The annual brunch held in the pilgrimage-worthy art collection attracted blue-chip artists like Brice Marden and Laurie Simmons as well as distinguished trustees Christopher Bass and Sandy Brant. Stilettos got caught in the greenery-covered walkway but that was all a part of the fun.
360 I-Ching/64 sculptures, an until-now-unshown Walter De Maria commission from 1982, spread out like a red carpet beckoning guests into the depths of the concrete annex. Following the tongue-like installation, guests were invited to mix and mingle amid John Chamberlin’s compact cars, or, they could go exploring through the minimalism-focused Dia collection.
The overcast day made for perfect viewing weather: minimalist masterworks like Blinky Palermo’s painted chips looked even more heavenly washed in an even gray light. Shuttling through the galleries, familiar faces like Jessica Joffe, Nate Lowman and Jenny Saville began to appear alongside monumental pieces by Richard Serra, Michael Heizer and Joesph Beuys. A vibrant green barrier piece by Dan Flavin, untitled (to you, Heiner, with admiration and affection), illuminated one of the cavernous subterranean gallery spaces. The piece from 1972 cut the gallery in half—demanding visitors circumvent it. The reconfigured Nauman galleries provided even more Instagram-friendly installations.

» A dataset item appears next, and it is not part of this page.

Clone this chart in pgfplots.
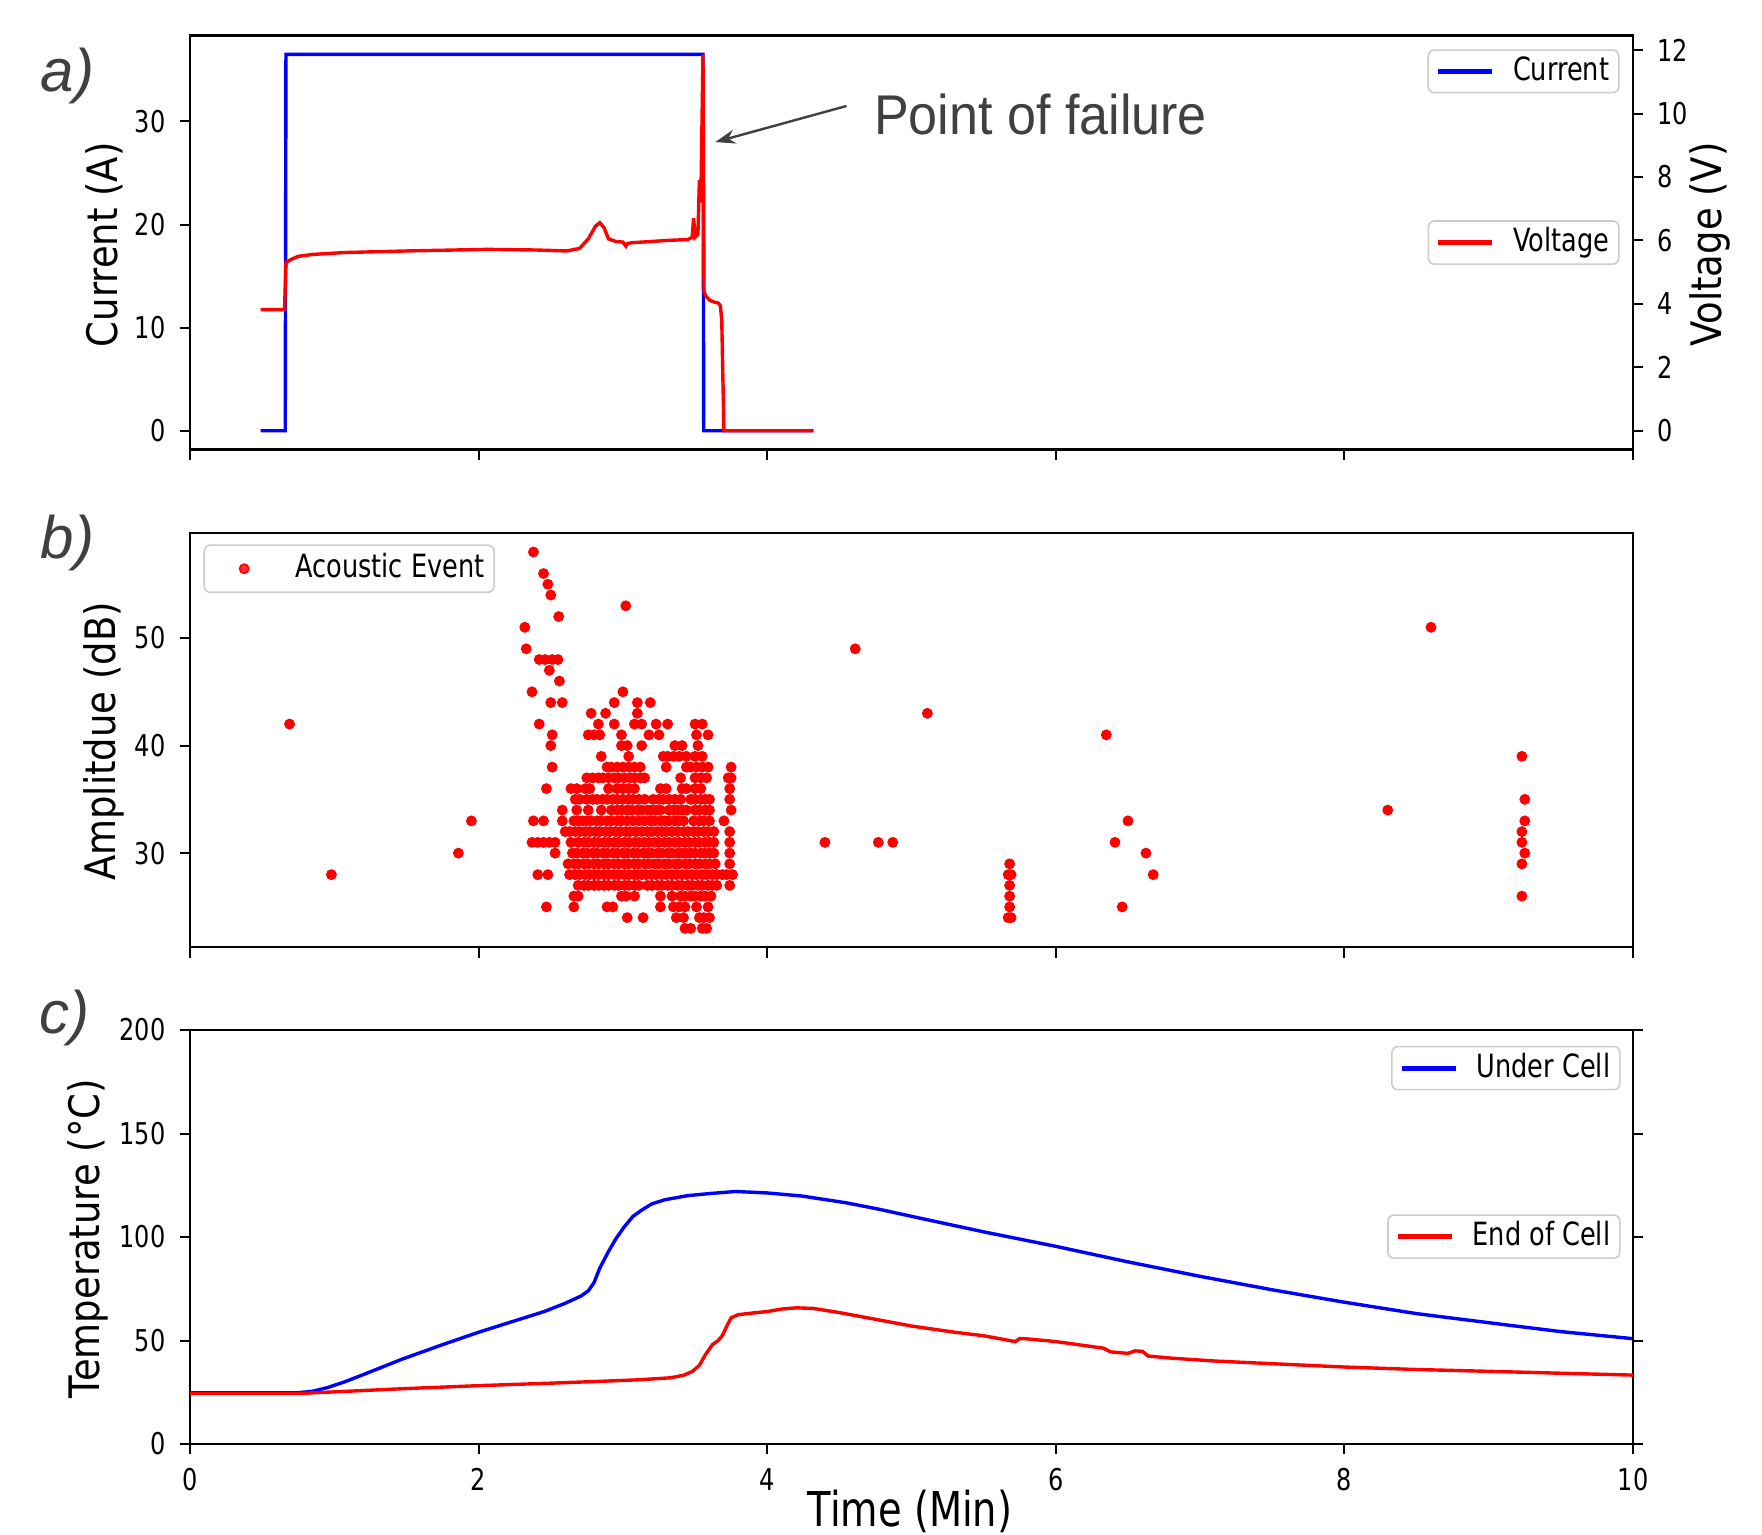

The ample Chamberlain gallery had been rearranged to accommodate rows of guests, which included distinguished out-of-towers like mega-collector Deedie Rose and the equally formidable Rachofskys. An alternative to the normal nocturnal festivities, the daylight-filled brunch felt more casual and chatty then usual. The switch from evening to noon was initiated by Dia chairman Nathalie de Gunzburg during her tenure.
On the way to the bar, a run in with Brazilian gallerists Nara Roesler and Daniel Roesler provided an opportunity to ask: why the schlep? It was a weekend, after all, where the New York art world was laser focused on Frieze. “It’s a beautiful place and we of course had people to cover the booth,” Mr. Roesler said.